Insulin resistance in the ХХІ century: multimodal approach to assessing causes and effective correction
Keywords:insulin resistance, metabolic syndrome, melatonin, vitamin D, proinsulin, chronorhythms, biorhythms
In a broad sense, insulin resistance (IR) is the impairment of the biological response of target tissues to insulin stimulation. IR plays a leading role in the development of metabolic syndrome, the global prevalence of which continues to grow, despite the significant efforts of medical systems. The multicomponent nature of metabolic syndrome implies its complex and heterogeneous pathogenesis, knowledge about which is annually updated with new details as a result of scientific research.
This review systematizes the results of recent studies on risk factors and pathogenetic links in the development of IR, prospects and existing experience of using these data in clinical practice with an emphasis on assessing the level of melatonin and vitamin D. The issue of timely and reliable laboratory confirmation of IR is relevant not only for endocrinologists, but also for specialists in almost all areas. In clinical use apart from indirect methods of IR-assessment like HOMA-IR, there is an informative test intact proinsulin.
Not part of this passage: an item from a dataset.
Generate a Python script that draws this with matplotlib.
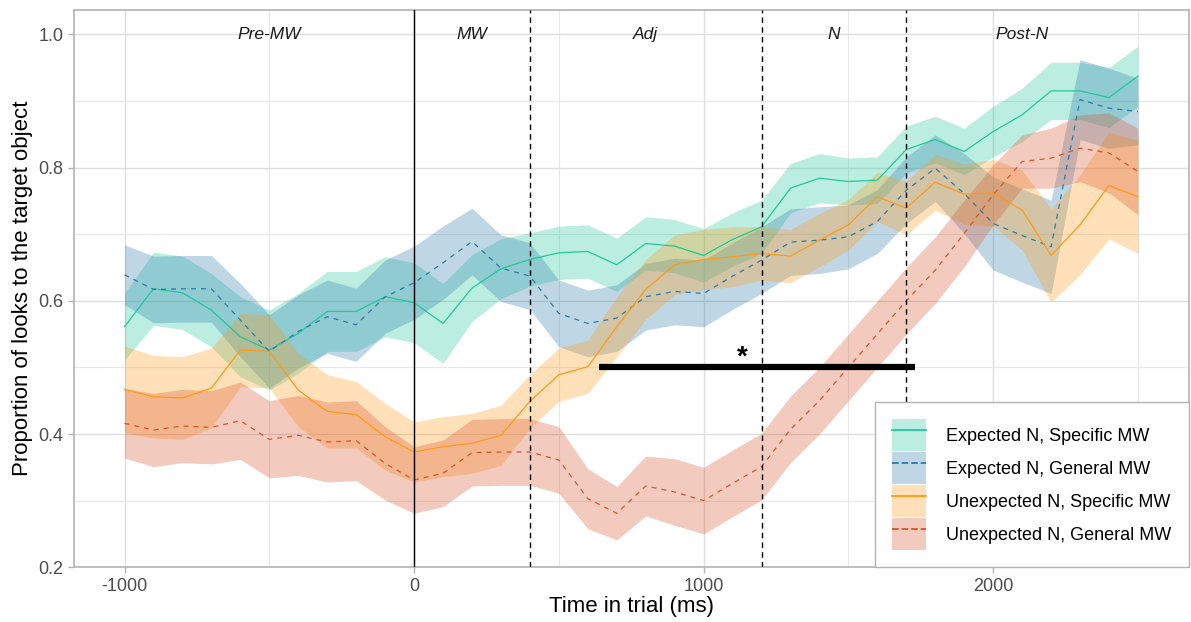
import matplotlib
matplotlib.use("Agg")
import matplotlib.pyplot as plt
from matplotlib.patches import Patch
from matplotlib.lines import Line2D

plt.rcParams['font.family'] = ['Liberation Sans', 'DejaVu Sans']
plt.rcParams['axes.unicode_minus'] = False

time_ms = list(range(-1000, 2600, 100))

# Expected N, Specific MW
exp_spec = [0.561, 0.618, 0.612, 0.586, 0.546, 0.526, 0.551, 0.584, 0.584, 0.606, 0.597,
            0.566, 0.619, 0.648, 0.662, 0.672, 0.674, 0.654, 0.686, 0.682, 0.668, 0.692,
            0.711, 0.769, 0.784, 0.779, 0.781, 0.827, 0.842, 0.824, 0.854, 0.879, 0.915,
            0.915, 0.905, 0.937]
exp_spec_se = [0.05, 0.055, 0.055, 0.055, 0.06, 0.06, 0.06, 0.06, 0.06, 0.06, 0.06,
               0.06, 0.05, 0.045, 0.04, 0.04, 0.04, 0.04, 0.04, 0.04, 0.04, 0.04,
               0.04, 0.037, 0.037, 0.035, 0.035, 0.035, 0.035, 0.035, 0.038, 0.04, 0.043,
               0.043, 0.045, 0.045]

# Expected N, General MW
exp_gen = [0.639, 0.617, 0.618, 0.618, 0.571, 0.524, 0.554, 0.576, 0.564, 0.606, 0.627,
           0.657, 0.689, 0.649, 0.637, 0.581, 0.566, 0.574, 0.606, 0.614, 0.611, 0.637,
           0.661, 0.688, 0.691, 0.696, 0.719, 0.766, 0.799, 0.761, 0.716, 0.698, 0.681,
           0.902, 0.889, 0.884]
exp_gen_se = [0.045, 0.05, 0.05, 0.05, 0.055, 0.055, 0.055, 0.055, 0.055, 0.055, 0.055,
              0.055, 0.05, 0.05, 0.05, 0.05, 0.05, 0.05, 0.05, 0.05, 0.05, 0.05,
              0.05, 0.05, 0.05, 0.048, 0.048, 0.05, 0.05, 0.06, 0.07, 0.07, 0.07,
              0.06, 0.06, 0.05]

# Unexpected N, Specific MW
unexp_spec = [0.467, 0.456, 0.454, 0.469, 0.526, 0.524, 0.466, 0.434, 0.429, 0.396, 0.373,
              0.381, 0.386, 0.398, 0.449, 0.489, 0.501, 0.561, 0.617, 0.654, 0.662, 0.666,
              0.671, 0.667, 0.691, 0.714, 0.756, 0.739, 0.778, 0.760, 0.762, 0.736, 0.668,
              0.714, 0.773, 0.756]
unexp_spec_se = [0.065, 0.062, 0.062, 0.06, 0.055, 0.055, 0.055, 0.055, 0.05, 0.05, 0.045,
                 0.045, 0.045, 0.045, 0.04, 0.04, 0.04, 0.045, 0.045, 0.045, 0.045, 0.045,
                 0.04, 0.04, 0.04, 0.038, 0.037, 0.04, 0.042, 0.045, 0.05, 0.06, 0.07,
                 0.075, 0.08, 0.085]

# Unexpected N, General MW
unexp_gen = [0.416, 0.406, 0.412, 0.410, 0.420, 0.392, 0.398, 0.388, 0.390, 0.356, 0.331,
             0.341, 0.372, 0.373, 0.373, 0.361, 0.303, 0.281, 0.322, 0.313, 0.300, 0.326,
             0.351, 0.407, 0.450, 0.500, 0.550, 0.600, 0.646, 0.701, 0.759, 0.809, 0.814,
             0.829, 0.822, 0.794]
unexp_gen_se = [0.052, 0.055, 0.055, 0.055, 0.058, 0.058, 0.06, 0.06, 0.06, 0.055, 0.05,
                0.05, 0.05, 0.05, 0.05, 0.05, 0.045, 0.04, 0.045, 0.05, 0.05, 0.05,
                0.05, 0.05, 0.05, 0.05, 0.05, 0.05, 0.05, 0.05, 0.045, 0.04, 0.045,
                0.05, 0.06, 0.065]

labels = ["Expected N, Specific MW", "Expected N, General MW",
          "Unexpected N, Specific MW", "Unexpected N, General MW"]
colors = ["#1fc99a", "#2b7bab", "#ff9a14", "#d8542a"]
styles = ["-", "--", "-", "--"]

regions = ["Pre-MW", "MW", "Adj", "N", "Post-N"]
region_mid = [-500, 200, 800, 1450, 2100]
boundaries = [0, 400, 1200, 1700]

fig, ax = plt.subplots(figsize=(11.91, 6.22), dpi=100)
fig.subplots_adjust(left=0.062, right=0.998, top=0.984, bottom=0.088)

series = [(exp_spec, exp_spec_se), (exp_gen, exp_gen_se),
          (unexp_spec, unexp_spec_se), (unexp_gen, unexp_gen_se)]
handles = []
for (m, se), lab, c, ls in zip(series, labels, colors, styles):
    lo = [a - b for a, b in zip(m, se)]
    hi = [a + b for a, b in zip(m, se)]
    ax.fill_between(time_ms, lo, hi, color=c, alpha=0.3, linewidth=0, zorder=2)
    ax.plot(time_ms, m, color=c, linestyle=ls, linewidth=0.9,
            dashes=(4, 4) if ls == "--" else (None, None), zorder=3)
    handles.append((Patch(facecolor=c, alpha=0.3, edgecolor="none"),
                    Line2D([], [], color=c, linestyle=ls, linewidth=1.3)))

# region boundaries
ax.axvline(boundaries[0], color="black", linewidth=1.0, zorder=4)
for b in boundaries[1:]:
    ax.axvline(b, color="black", linewidth=1.0, linestyle=(0, (4, 3)), zorder=4)

for name, xm in zip(regions, region_mid):
    ax.text(xm, 1.0, name, ha="center", va="center", fontsize=12.5, style="italic", color="#1a1a1a")

# significance bar
ax.hlines(0.5, 640, 1730, color="black", linewidth=4.5, zorder=5, capstyle="butt")
ax.text(1135, 0.515, "*", ha="center", va="center", fontsize=20, fontweight="bold")

ax.set_xlim(-1175, 2675)
ax.set_ylim(0.2, 1.0365)
ax.set_xticks([-1000, 0, 1000, 2000])
ax.set_xticks([-500, 500, 1500, 2500], minor=True)
ax.set_yticks([0.2, 0.4, 0.6, 0.8, 1.0])
ax.set_yticks([0.3, 0.5, 0.7, 0.9], minor=True)
ax.set_yticklabels(["0.2", "0.4", "0.6", "0.8", "1.0"])
ax.grid(which="major", color="#dedede", linewidth=1.0, zorder=0)
ax.grid(which="minor", color="#e8e8e8", linewidth=0.8, zorder=0)
ax.set_axisbelow(True)
ax.tick_params(which="major", colors="#b3b3b3", length=4, width=1, labelcolor="#4d4d4d", labelsize=13)
ax.tick_params(which="minor", length=0)
for s in ax.spines.values():
    s.set_color("#b3b3b3")
    s.set_linewidth(1.2)

ax.set_xlabel("Time in trial (ms)", fontsize=16, labelpad=1)
ax.set_ylabel("Proportion of looks to the target object", fontsize=16, labelpad=4)

leg = ax.legend(handles, labels, loc="lower right", fontsize=13, frameon=True,
                fancybox=False, framealpha=1.0, borderaxespad=0, handlelength=1.9,
                handleheight=2.35, labelspacing=0.05, borderpad=0.95, handletextpad=1.1)
leg.get_frame().set_edgecolor("#b3b3b3")
leg.get_frame().set_linewidth(1.0)
leg.set_zorder(10)

fig.savefig("out.png", dpi=100)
Recently, the increasing attention of researchers is attracted by such factors of the development of IR as vitamin D deficiency and disturbances in chrono- and biorhythms. Today, their role in the pathogenesis of IR can be considered proven, which makes it possible to consider vitamin D and melatonin as therapeutic agents in an integrated approach to the prevention and correction of IR. Statistical analysis of the research results of the “DILA” Medical Laboratory and clinical data provided by the Department of Endocrinology of the O.O. Bogomolets National Medical University also showed an association of vitamin D and melatonin levels with IR.
Thus, a review of scientific sources over the last 5 years clearly demonstrates the growing urgency of the problem of IR and metabolic syndrome, the need to reconsider their management from assessing traditional etiopathogenetic factors (alimentary) to taking into account the maximum spectrum of genetic aspects and exogenous impacts. An important place among the latter belongs to an objective assessment of the vitamin D and melatonin levels for adequate pharmacological correction.